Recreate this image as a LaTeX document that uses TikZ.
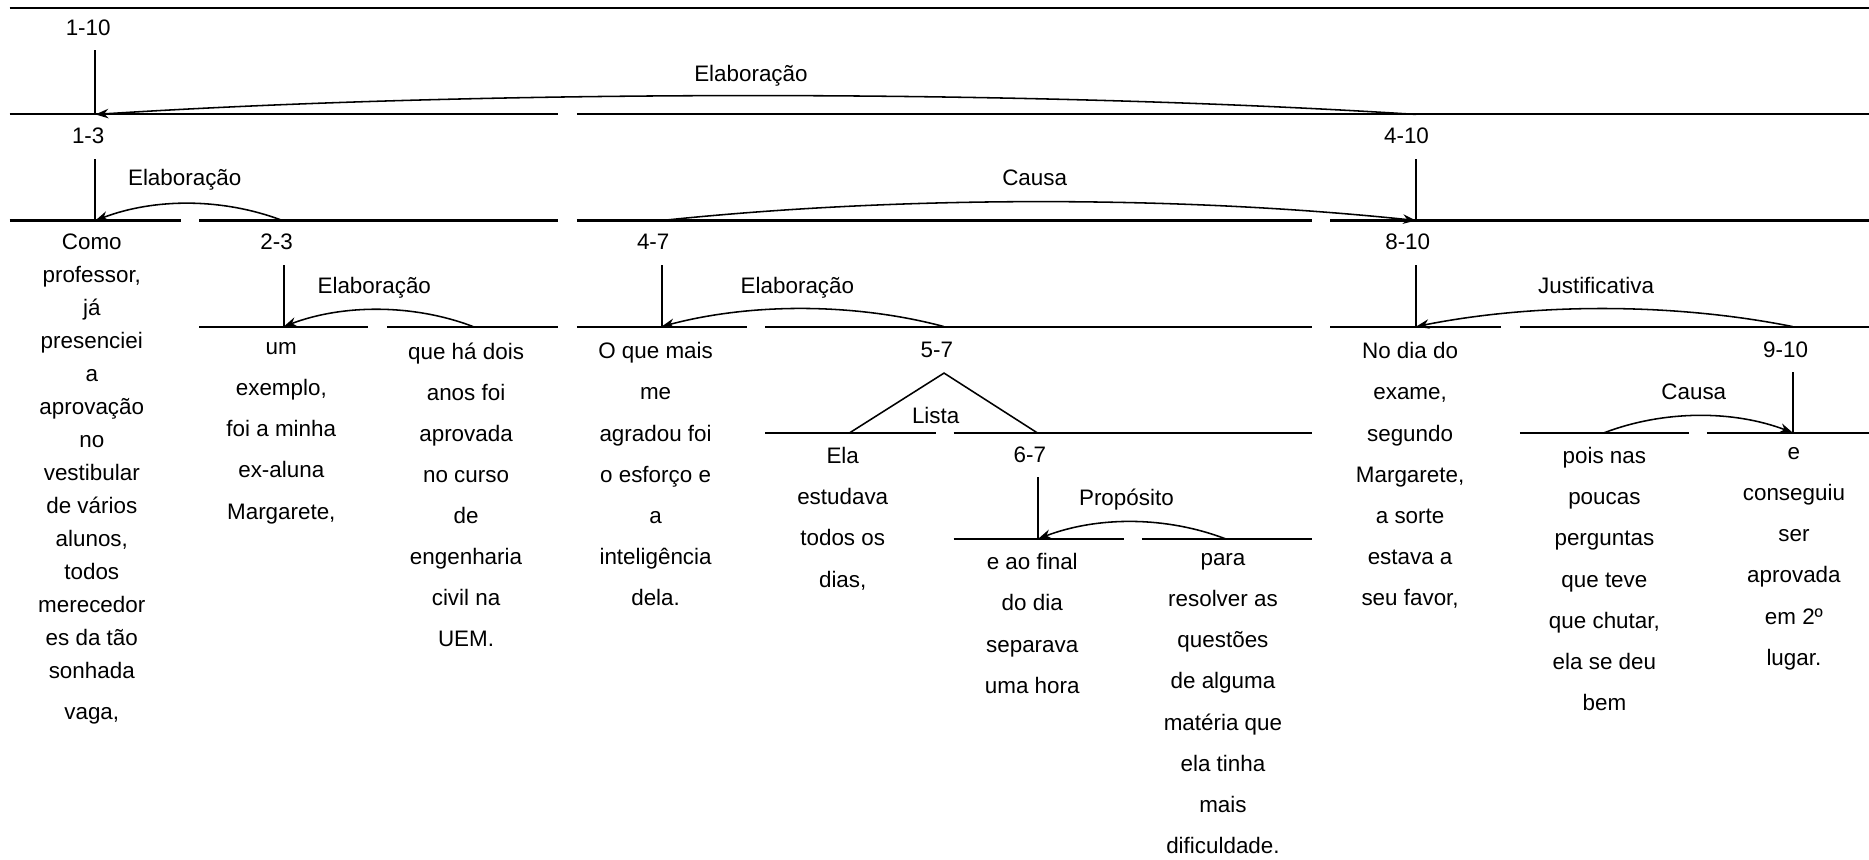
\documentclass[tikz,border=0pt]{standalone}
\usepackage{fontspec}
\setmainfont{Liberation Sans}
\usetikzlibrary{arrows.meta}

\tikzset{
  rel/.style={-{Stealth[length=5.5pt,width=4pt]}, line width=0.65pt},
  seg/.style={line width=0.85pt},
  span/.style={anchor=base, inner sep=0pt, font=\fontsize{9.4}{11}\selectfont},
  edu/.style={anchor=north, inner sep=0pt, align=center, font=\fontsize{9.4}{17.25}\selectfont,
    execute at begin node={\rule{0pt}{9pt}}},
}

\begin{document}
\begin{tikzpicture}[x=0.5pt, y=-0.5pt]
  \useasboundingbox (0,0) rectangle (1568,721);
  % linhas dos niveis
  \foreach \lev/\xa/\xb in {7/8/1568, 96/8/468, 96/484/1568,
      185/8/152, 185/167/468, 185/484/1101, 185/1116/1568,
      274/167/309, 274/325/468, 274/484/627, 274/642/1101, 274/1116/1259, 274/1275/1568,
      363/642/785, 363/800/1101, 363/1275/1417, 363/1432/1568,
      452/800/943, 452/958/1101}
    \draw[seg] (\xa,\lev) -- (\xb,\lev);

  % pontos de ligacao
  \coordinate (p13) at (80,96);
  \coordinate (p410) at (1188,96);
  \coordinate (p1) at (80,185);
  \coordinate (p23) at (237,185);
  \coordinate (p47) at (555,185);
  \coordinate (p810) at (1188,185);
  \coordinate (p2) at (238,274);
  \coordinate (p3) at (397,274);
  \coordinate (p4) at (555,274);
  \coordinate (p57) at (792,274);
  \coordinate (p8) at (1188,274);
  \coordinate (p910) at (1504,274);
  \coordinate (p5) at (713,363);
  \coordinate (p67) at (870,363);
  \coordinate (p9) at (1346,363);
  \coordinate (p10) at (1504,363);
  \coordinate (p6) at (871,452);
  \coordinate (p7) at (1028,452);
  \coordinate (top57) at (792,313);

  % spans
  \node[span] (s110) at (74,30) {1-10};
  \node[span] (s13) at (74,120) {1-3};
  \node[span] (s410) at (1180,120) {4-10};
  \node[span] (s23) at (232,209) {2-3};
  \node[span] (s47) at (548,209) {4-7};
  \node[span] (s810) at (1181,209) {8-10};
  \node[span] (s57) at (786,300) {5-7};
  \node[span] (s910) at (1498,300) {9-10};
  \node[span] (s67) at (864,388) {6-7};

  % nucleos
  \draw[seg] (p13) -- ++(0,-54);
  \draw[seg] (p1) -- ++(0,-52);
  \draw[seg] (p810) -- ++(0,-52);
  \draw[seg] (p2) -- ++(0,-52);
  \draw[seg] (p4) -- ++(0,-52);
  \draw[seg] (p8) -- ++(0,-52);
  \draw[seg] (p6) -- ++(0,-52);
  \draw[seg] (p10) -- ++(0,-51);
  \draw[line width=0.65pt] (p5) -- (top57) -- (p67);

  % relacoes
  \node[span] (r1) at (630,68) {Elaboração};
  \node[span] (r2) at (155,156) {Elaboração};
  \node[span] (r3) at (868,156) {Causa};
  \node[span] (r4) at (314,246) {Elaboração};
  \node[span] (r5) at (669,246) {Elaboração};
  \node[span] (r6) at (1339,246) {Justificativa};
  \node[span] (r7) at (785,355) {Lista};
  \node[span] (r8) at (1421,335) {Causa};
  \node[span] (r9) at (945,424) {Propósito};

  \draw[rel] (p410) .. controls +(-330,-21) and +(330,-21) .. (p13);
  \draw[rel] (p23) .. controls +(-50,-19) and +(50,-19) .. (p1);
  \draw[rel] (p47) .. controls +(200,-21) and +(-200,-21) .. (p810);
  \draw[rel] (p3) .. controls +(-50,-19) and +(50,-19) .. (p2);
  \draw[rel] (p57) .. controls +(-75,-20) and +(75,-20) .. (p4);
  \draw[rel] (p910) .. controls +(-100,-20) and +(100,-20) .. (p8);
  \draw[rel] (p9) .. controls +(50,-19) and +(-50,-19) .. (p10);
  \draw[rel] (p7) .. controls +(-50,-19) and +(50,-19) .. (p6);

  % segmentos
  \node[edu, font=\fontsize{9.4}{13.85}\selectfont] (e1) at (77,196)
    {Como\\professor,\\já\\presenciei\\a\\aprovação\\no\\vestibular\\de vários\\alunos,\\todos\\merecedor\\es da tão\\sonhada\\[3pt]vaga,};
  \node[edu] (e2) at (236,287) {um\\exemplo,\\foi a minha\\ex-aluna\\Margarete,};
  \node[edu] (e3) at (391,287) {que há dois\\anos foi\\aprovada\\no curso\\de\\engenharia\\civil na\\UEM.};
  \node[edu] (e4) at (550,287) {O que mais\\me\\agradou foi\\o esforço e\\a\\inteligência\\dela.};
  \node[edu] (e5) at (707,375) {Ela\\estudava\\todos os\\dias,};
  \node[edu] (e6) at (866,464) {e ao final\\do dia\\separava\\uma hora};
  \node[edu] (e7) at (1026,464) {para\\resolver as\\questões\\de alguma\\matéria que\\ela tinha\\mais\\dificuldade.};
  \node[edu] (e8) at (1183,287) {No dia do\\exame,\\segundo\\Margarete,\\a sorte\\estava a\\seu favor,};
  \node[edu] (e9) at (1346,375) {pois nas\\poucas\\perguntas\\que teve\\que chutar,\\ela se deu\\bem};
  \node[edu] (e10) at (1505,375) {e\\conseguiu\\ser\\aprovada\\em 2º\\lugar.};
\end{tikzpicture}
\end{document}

#### Exercise prompt
All of the material above needs to be restated exactly, with no pictures.

#### The solution
Recreate this image as a LaTeX document that uses TikZ.
\documentclass[tikz,border=0pt]{standalone}
\usepackage{fontspec}
\setmainfont{Liberation Sans}
\usetikzlibrary{arrows.meta}

\tikzset{
  rel/.style={-{Stealth[length=5.5pt,width=4pt]}, line width=0.65pt},
  seg/.style={line width=0.85pt},
  span/.style={anchor=base, inner sep=0pt, font=\fontsize{9.4}{11}\selectfont},
  edu/.style={anchor=north, inner sep=0pt, align=center, font=\fontsize{9.4}{17.25}\selectfont,
    execute at begin node={\rule{0pt}{9pt}}},
}

\begin{document}
\begin{tikzpicture}[x=0.5pt, y=-0.5pt]
  \useasboundingbox (0,0) rectangle (1568,721);
  % linhas dos niveis
  \foreach \lev/\xa/\xb in {7/8/1568, 96/8/468, 96/484/1568,
      185/8/152, 185/167/468, 185/484/1101, 185/1116/1568,
      274/167/309, 274/325/468, 274/484/627, 274/642/1101, 274/1116/1259, 274/1275/1568,
      363/642/785, 363/800/1101, 363/1275/1417, 363/1432/1568,
      452/800/943, 452/958/1101}
    \draw[seg] (\xa,\lev) -- (\xb,\lev);

  % pontos de ligacao
  \coordinate (p13) at (80,96);
  \coordinate (p410) at (1188,96);
  \coordinate (p1) at (80,185);
  \coordinate (p23) at (237,185);
  \coordinate (p47) at (555,185);
  \coordinate (p810) at (1188,185);
  \coordinate (p2) at (238,274);
  \coordinate (p3) at (397,274);
  \coordinate (p4) at (555,274);
  \coordinate (p57) at (792,274);
  \coordinate (p8) at (1188,274);
  \coordinate (p910) at (1504,274);
  \coordinate (p5) at (713,363);
  \coordinate (p67) at (870,363);
  \coordinate (p9) at (1346,363);
  \coordinate (p10) at (1504,363);
  \coordinate (p6) at (871,452);
  \coordinate (p7) at (1028,452);
  \coordinate (top57) at (792,313);

  % spans
  \node[span] (s110) at (74,30) {1-10};
  \node[span] (s13) at (74,120) {1-3};
  \node[span] (s410) at (1180,120) {4-10};
  \node[span] (s23) at (232,209) {2-3};
  \node[span] (s47) at (548,209) {4-7};
  \node[span] (s810) at (1181,209) {8-10};
  \node[span] (s57) at (786,300) {5-7};
  \node[span] (s910) at (1498,300) {9-10};
  \node[span] (s67) at (864,388) {6-7};

  % nucleos
  \draw[seg] (p13) -- ++(0,-54);
  \draw[seg] (p1) -- ++(0,-52);
  \draw[seg] (p810) -- ++(0,-52);
  \draw[seg] (p2) -- ++(0,-52);
  \draw[seg] (p4) -- ++(0,-52);
  \draw[seg] (p8) -- ++(0,-52);
  \draw[seg] (p6) -- ++(0,-52);
  \draw[seg] (p10) -- ++(0,-51);
  \draw[line width=0.65pt] (p5) -- (top57) -- (p67);

  % relacoes
  \node[span] (r1) at (630,68) {Elaboração};
  \node[span] (r2) at (155,156) {Elaboração};
  \node[span] (r3) at (868,156) {Causa};
  \node[span] (r4) at (314,246) {Elaboração};
  \node[span] (r5) at (669,246) {Elaboração};
  \node[span] (r6) at (1339,246) {Justificativa};
  \node[span] (r7) at (785,355) {Lista};
  \node[span] (r8) at (1421,335) {Causa};
  \node[span] (r9) at (945,424) {Propósito};

  \draw[rel] (p410) .. controls +(-330,-21) and +(330,-21) .. (p13);
  \draw[rel] (p23) .. controls +(-50,-19) and +(50,-19) .. (p1);
  \draw[rel] (p47) .. controls +(200,-21) and +(-200,-21) .. (p810);
  \draw[rel] (p3) .. controls +(-50,-19) and +(50,-19) .. (p2);
  \draw[rel] (p57) .. controls +(-75,-20) and +(75,-20) .. (p4);
  \draw[rel] (p910) .. controls +(-100,-20) and +(100,-20) .. (p8);
  \draw[rel] (p9) .. controls +(50,-19) and +(-50,-19) .. (p10);
  \draw[rel] (p7) .. controls +(-50,-19) and +(50,-19) .. (p6);

  % segmentos
  \node[edu, font=\fontsize{9.4}{13.85}\selectfont] (e1) at (77,196)
    {Como\\professor,\\já\\presenciei\\a\\aprovação\\no\\vestibular\\de vários\\alunos,\\todos\\merecedor\\es da tão\\sonhada\\[3pt]vaga,};
  \node[edu] (e2) at (236,287) {um\\exemplo,\\foi a minha\\ex-aluna\\Margarete,};
  \node[edu] (e3) at (391,287) {que há dois\\anos foi\\aprovada\\no curso\\de\\engenharia\\civil na\\UEM.};
  \node[edu] (e4) at (550,287) {O que mais\\me\\agradou foi\\o esforço e\\a\\inteligência\\dela.};
  \node[edu] (e5) at (707,375) {Ela\\estudava\\todos os\\dias,};
  \node[edu] (e6) at (866,464) {e ao final\\do dia\\separava\\uma hora};
  \node[edu] (e7) at (1026,464) {para\\resolver as\\questões\\de alguma\\matéria que\\ela tinha\\mais\\dificuldade.};
  \node[edu] (e8) at (1183,287) {No dia do\\exame,\\segundo\\Margarete,\\a sorte\\estava a\\seu favor,};
  \node[edu] (e9) at (1346,375) {pois nas\\poucas\\perguntas\\que teve\\que chutar,\\ela se deu\\bem};
  \node[edu] (e10) at (1505,375) {e\\conseguiu\\ser\\aprovada\\em 2º\\lugar.};
\end{tikzpicture}
\end{document}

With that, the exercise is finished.